-- START --

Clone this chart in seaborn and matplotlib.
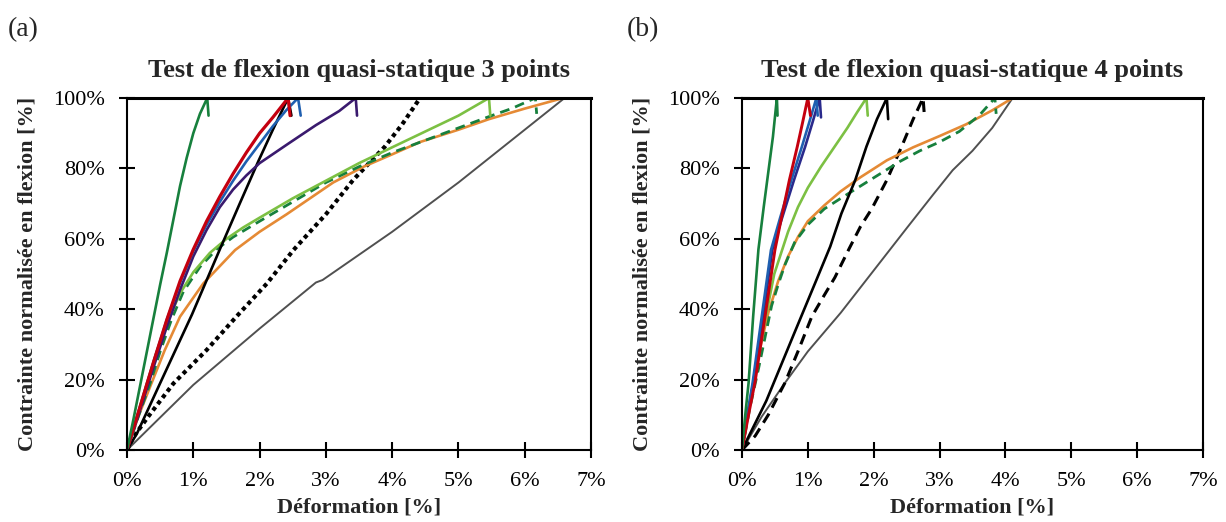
import matplotlib
matplotlib.use("Agg")
import matplotlib.pyplot as plt
import seaborn as sns
import pandas as pd
from matplotlib.ticker import FuncFormatter

# ---------------- data: panel (a) 3-point bending ----------------
a_green_x = [0, 0.1, 0.2, 0.3, 0.4, 0.5, 0.6, 0.7, 0.8, 0.9, 1.0, 1.1, 1.21, 1.23]
a_green_y = [0, 9, 18.5, 28, 37.5, 47, 56, 65.5, 75, 83, 90, 95.5, 100, 95]
a_red_x = [0, 0.2, 0.4, 0.6, 0.8, 1.0, 1.2, 1.4, 1.6, 1.8, 2.0, 2.2, 2.43, 2.46]
a_red_y = [0, 12.5, 25, 37, 48, 57, 65, 72, 78.5, 84.5, 90, 94.5, 100, 95]
a_blue_x = [0, 0.2, 0.4, 0.6, 0.8, 1.0, 1.2, 1.4, 1.6, 1.8, 2.0, 2.2, 2.4, 2.58, 2.62]
a_blue_y = [0, 12.5, 25, 37, 47.5, 56.5, 64, 70.5, 76.5, 82, 87, 92, 96.5, 100, 95]
a_purple_x = [0, 0.2, 0.4, 0.6, 0.8, 1.0, 1.2, 1.4, 1.6, 1.8, 2.0, 2.43, 2.85, 3.2, 3.45, 3.47]
a_purple_y = [0, 11.5, 23.5, 35, 45.5, 55, 62.5, 69, 74, 78, 81.5, 87, 92.3, 96.3, 100, 95]
a_black_x = [0, 0.15, 0.5, 0.98, 1.4, 1.7, 1.98, 2.2, 2.43, 2.48]
a_black_y = [0, 4.7, 19, 38.5, 57, 70, 82, 91, 100, 95]
a_dotted_x = [0, 0.1, 0.32, 0.7, 1.2, 1.65, 2.11, 2.51, 3.01, 3.41, 3.89, 4.15, 4.42]
a_dotted_y = [0, 3.8, 9.5, 18.9, 28.4, 37.9, 47.3, 56.8, 67.2, 76.7, 86.2, 92.5, 100]
a_lgreen_x = [0, 0.15, 0.3, 0.45, 0.6, 0.8, 1.0, 1.25, 1.5, 1.75, 2.0, 2.5, 3.0, 3.5, 4.0, 4.5, 5.0, 5.46, 5.48]
a_lgreen_y = [0, 9.5, 19, 28, 36, 44.5, 50.5, 56, 60, 63.2, 66, 71.5, 76.5, 81.5, 86, 90.5, 95, 100, 95]
a_dgreen_x = [0, 0.18, 0.35, 0.5, 0.67, 0.85, 1.1, 1.35, 1.6, 2.0, 2.5, 3.0, 3.5, 4.0, 4.5, 5.0, 5.5, 5.8, 6.16, 6.18]
a_dgreen_y = [0, 10, 19, 28, 37, 45, 52, 57, 60.5, 65, 70.5, 76, 80.5, 84.5, 88, 91.5, 95, 97, 100, 95.5]
a_orange_x = [0, 0.17, 0.37, 0.57, 0.8, 1.15, 1.63, 2.0, 2.41, 3.11, 3.57, 4.0, 4.42, 5.0, 5.46, 6.0, 6.58]
a_orange_y = [0, 9.5, 19, 28.4, 37.9, 47.3, 56.8, 62, 67, 76, 80.5, 84, 87.5, 91, 94, 97, 100]
a_gray_x = [0, 1.0, 2.0, 2.85, 2.95, 4.0, 5.0, 6.0, 6.6]
a_gray_y = [0, 18.5, 34.5, 47.6, 48.3, 62, 76, 91, 100]

# ---------------- data: panel (b) 4-point bending ----------------
b_green_x = [0, 0.05, 0.1, 0.17, 0.25, 0.33, 0.40, 0.47, 0.53, 0.54]
b_green_y = [0, 10, 19, 38, 57, 69, 79, 89, 100, 95]
b_red_x = [0, 0.1, 0.2, 0.35, 0.5, 0.6, 0.72, 0.84, 0.92, 1.0, 1.04]
b_red_y = [0, 10, 19.5, 37.9, 56.8, 66, 76.7, 86.2, 93, 100, 95]
b_blue_x = [0, 0.08, 0.16, 0.30, 0.44, 0.58, 0.75, 0.91, 1.02, 1.13, 1.15]
b_blue_y = [0, 10, 18.9, 37.9, 56.8, 66, 76.7, 86.2, 93, 100, 95]
b_navy_x = [0, 0.09, 0.17, 0.32, 0.46, 0.61, 0.79, 0.96, 1.07, 1.18, 1.20]
b_navy_y = [0, 10, 18.9, 37.9, 56.8, 66, 76.7, 86.2, 93, 100, 94.5]
b_lgreen_x = [0, 0.15, 0.31, 0.49, 0.7, 0.85, 1.0, 1.2, 1.4, 1.6, 1.75, 1.89, 1.91]
b_lgreen_y = [0, 16, 33, 50, 62, 69, 74.5, 80.5, 86, 91.5, 96, 100, 95]
b_black_x = [0, 0.37, 0.79, 1.13, 1.34, 1.51, 1.72, 1.89, 2.05, 2.2, 2.22]
b_black_y = [0, 14, 33, 48.3, 57.8, 67.2, 76.7, 86.2, 94, 100, 94]
b_dashed_x = [0, 0.2, 0.4, 0.65, 0.85, 1.06, 1.25, 1.41, 1.63, 1.8, 1.97, 2.2, 2.42, 2.6, 2.75, 2.77]
b_dashed_y = [0, 4, 10, 19, 28, 37.9, 44, 49, 57.3, 63.5, 68.5, 76.7, 86, 94, 100, 95]
b_dgreen_x = [0, 0.12, 0.25, 0.35, 0.45, 0.55, 0.65, 0.8, 1.0, 1.25, 1.5, 1.8, 2.1, 2.4, 2.7, 3.0, 3.3, 3.6, 3.84, 3.86]
b_dgreen_y = [0, 12, 23, 32, 41, 47, 52.5, 59, 64, 68.5, 71.5, 75, 78.5, 82, 85, 87.5, 90.5, 95, 100, 95.5]
b_orange_x = [0, 0.1, 0.2, 0.3, 0.4, 0.55, 0.7, 0.85, 1.0, 1.25, 1.5, 1.8, 2.2, 2.6, 3.0, 3.4, 3.8, 4.11]
b_orange_y = [0, 12, 22, 31, 39, 48, 55, 60.5, 65, 69.5, 73.5, 77.5, 82.3, 86, 89.2, 92.5, 96.5, 100]
b_gray_x = [0, 0.3, 0.65, 1.0, 1.5, 2.0, 2.5, 2.9, 3.2, 3.5, 3.8, 4.11]
b_gray_y = [0, 9.5, 19, 28, 39, 51, 63, 72.5, 79.5, 85, 91.5, 100]

x_ticks = [0, 1, 2, 3, 4, 5, 6, 7]
y_ticks = [0, 20, 40, 60, 80, 100]
titles = ["Test de flexion quasi-statique 3 points", "Test de flexion quasi-statique 4 points"]
panel_labels = ["(a)", "(b)"]
xlabel = "Déformation [%]"
ylabel = "Contrainte normalisée en flexion [%]"

# ---------------- styles ----------------
C_GREEN = "#17803d"
C_RED = "#c4000f"
C_BLUE = "#1f5fb0"
C_NAVY = "#2a2a8c"
C_PURPLE = "#3a1a6e"
C_LGREEN = "#7cc043"
C_ORANGE = "#e58a35"
C_GRAY = "#505050"
C_BLACK = "#000000"

SOLID = dict(lw=1.9)
panel_a = [
    (a_gray_x, a_gray_y, dict(color=C_GRAY, lw=1.4)),
    (a_dotted_x, a_dotted_y, dict(color=C_BLACK, lw=3.0, dashes=(1.0, 0.9))),
    (a_orange_x, a_orange_y, dict(color=C_ORANGE, **SOLID)),
    (a_dgreen_x, a_dgreen_y, dict(color=C_GREEN, lw=2.0, dashes=(3.5, 2.2))),
    (a_lgreen_x, a_lgreen_y, dict(color=C_LGREEN, **SOLID)),
    (a_black_x, a_black_y, dict(color=C_BLACK, **SOLID)),
    (a_purple_x, a_purple_y, dict(color=C_PURPLE, **SOLID)),
    (a_blue_x, a_blue_y, dict(color=C_BLUE, **SOLID)),
    (a_red_x, a_red_y, dict(color=C_RED, lw=2.3)),
    (a_green_x, a_green_y, dict(color=C_GREEN, **SOLID)),
]
panel_b = [
    (b_gray_x, b_gray_y, dict(color=C_GRAY, lw=1.4)),
    (b_dashed_x, b_dashed_y, dict(color=C_BLACK, lw=2.2, dashes=(3.5, 2.2))),
    (b_orange_x, b_orange_y, dict(color=C_ORANGE, **SOLID)),
    (b_dgreen_x, b_dgreen_y, dict(color=C_GREEN, lw=2.0, dashes=(3.5, 2.2))),
    (b_black_x, b_black_y, dict(color=C_BLACK, **SOLID)),
    (b_lgreen_x, b_lgreen_y, dict(color=C_LGREEN, **SOLID)),
    (b_navy_x, b_navy_y, dict(color=C_NAVY, **SOLID)),
    (b_blue_x, b_blue_y, dict(color=C_BLUE, **SOLID)),
    (b_red_x, b_red_y, dict(color=C_RED, lw=2.1)),
    (b_green_x, b_green_y, dict(color=C_GREEN, **SOLID)),
]

sns.set_theme(style="white")
plt.rcParams["font.family"] = ["Liberation Serif", "DejaVu Serif"]

fig = plt.figure(figsize=(12.26, 5.22), dpi=100)
axes = [fig.add_axes([0.1036, 0.1379, 0.3785, 0.6743]),
        fig.add_axes([0.6052, 0.1379, 0.3760, 0.6743])]

for ax, curves, title in zip(axes, [panel_a, panel_b], titles):
    for xs, ys, st in curves:
        df = pd.DataFrame({"x": xs, "y": ys})
        st = dict(st)
        dashes = st.pop("dashes", None)
        line = sns.lineplot(data=df, x="x", y="y", ax=ax, sort=False, estimator=None,
                            legend=False, **st)
        ln = line.lines[-1]
        ln.set_solid_joinstyle("round")
        if dashes is not None:
            ln.set_dashes(dashes)
            ln.set_dash_capstyle("butt")
    ax.set_xlim(0, 7)
    ax.set_ylim(0, 100)
    ax.set_xticks(x_ticks)
    ax.set_yticks(y_ticks)
    ax.xaxis.set_major_formatter(FuncFormatter(lambda v, p: f"{v:.0f}%"))
    ax.yaxis.set_major_formatter(FuncFormatter(lambda v, p: f"{v:.0f}%"))
    ax.tick_params(axis="both", direction="inout", length=11, width=1.5, colors="black",
                   labelsize=16)
    ax.tick_params(axis="y", pad=10.5)
    ax.tick_params(axis="x", pad=10)
    ax.tick_params(left=True, bottom=True)
    for s in ["left", "bottom", "right"]:
        ax.spines[s].set_visible(True)
        ax.spines[s].set_color("black")
        ax.spines[s].set_linewidth(1.5)
    ax.spines["top"].set_visible(True)
    ax.spines["top"].set_color("black")
    ax.spines["top"].set_linewidth(2.2)
    ax.set_xlabel(xlabel, fontsize=16, fontweight="bold", labelpad=5)
    ax.set_ylabel(ylabel, fontsize=16, fontweight="bold", labelpad=11)
    ax.set_title(title, fontsize=19, fontweight="bold", pad=15)
    ax.grid(False)

fig.text(0.006, 0.968, panel_labels[0], fontsize=20, va="top", ha="left")
fig.text(0.511, 0.968, panel_labels[1], fontsize=20, va="top", ha="left")

fig.savefig("out.png", dpi=100, facecolor="white")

-- END --

- [What needs to be done]:
Pictures stay out. Repeat only the lines from the beginning of the data through the line that has "from matplotlib.ticker import FuncFormatter".

- [Output for this exercise]:
Clone this chart in seaborn and matplotlib.
import matplotlib
matplotlib.use("Agg")
import matplotlib.pyplot as plt
import seaborn as sns
import pandas as pd
from matplotlib.ticker import FuncFormatter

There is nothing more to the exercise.